1.0.3 • Published 4 years ago

simon-white-similarity v1.0.3

Weekly downloads
16
License
MIT
Repository
github
Last release
4 years ago

simon-white-similarity

Detects similar strings using the Simon White's approximate string matching method, that computes the Sørensen–Dice similarity coefficient of sets of adjacent letter pairs (also called bigrams).
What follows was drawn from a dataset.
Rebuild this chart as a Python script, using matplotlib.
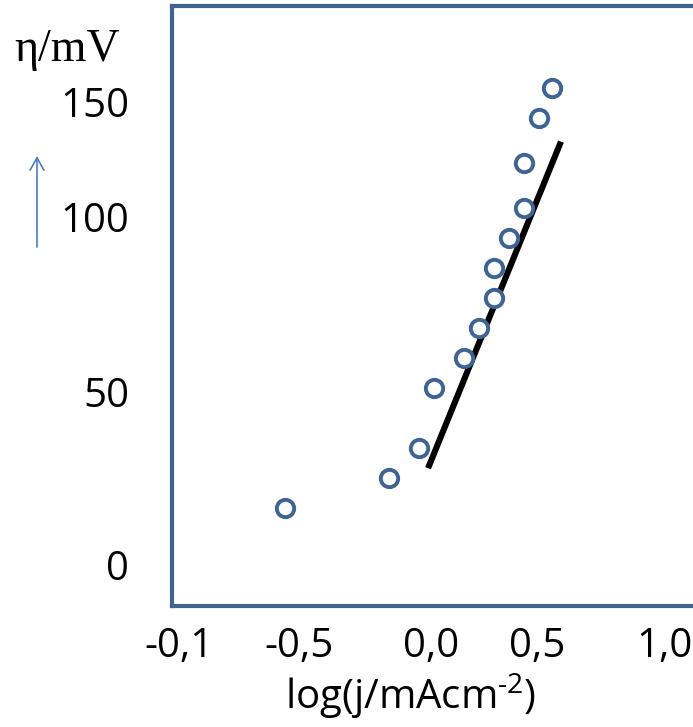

Based on "How to strike a match" by Simon White, originally at http://www.devarticles.com/c/a/Development-Cycles/How-to-Strike-a-Match Nowadays the original document seems missed, but it can still be found in http://www.catalysoft.com/articles/StrikeAMatch.html

Original Java implementation by Simon White. First refactored and translated to Pascal by palbcn. And then readapted to javascript also by palbcn.

installation

npm install simon-white-similarity    

usage

const computeSimilarity  = require('simon-white-similarity');  

// computes similarity between two strings
let similarity = computeSimilarity('Tàkë á sad song and mäke it bétter','take a bad song made better');    

// or save the letter pairs of the string 
let bigrams = computeSimilarity('Tàkë á sad song and mäke it bétter');

// that can later be compared with different strings   
similarity = computeSimilarity('take a sad song and make it better',bigrams);
similarity = computeSimilarity('take a bad song made better',bigrams);

// multiple string comparison can be simplified 
let candidates = ['take a sad song and make it better','take a bad song made better'];
let similarities = computeSimilarity(candidates,'Tàkë á sad song and mäke it bétter');

// that might be used to find the closest match
let maxVal = Math.max(...similarities);
let closestMatch = candidates[similarities.indexOf(maxVal)];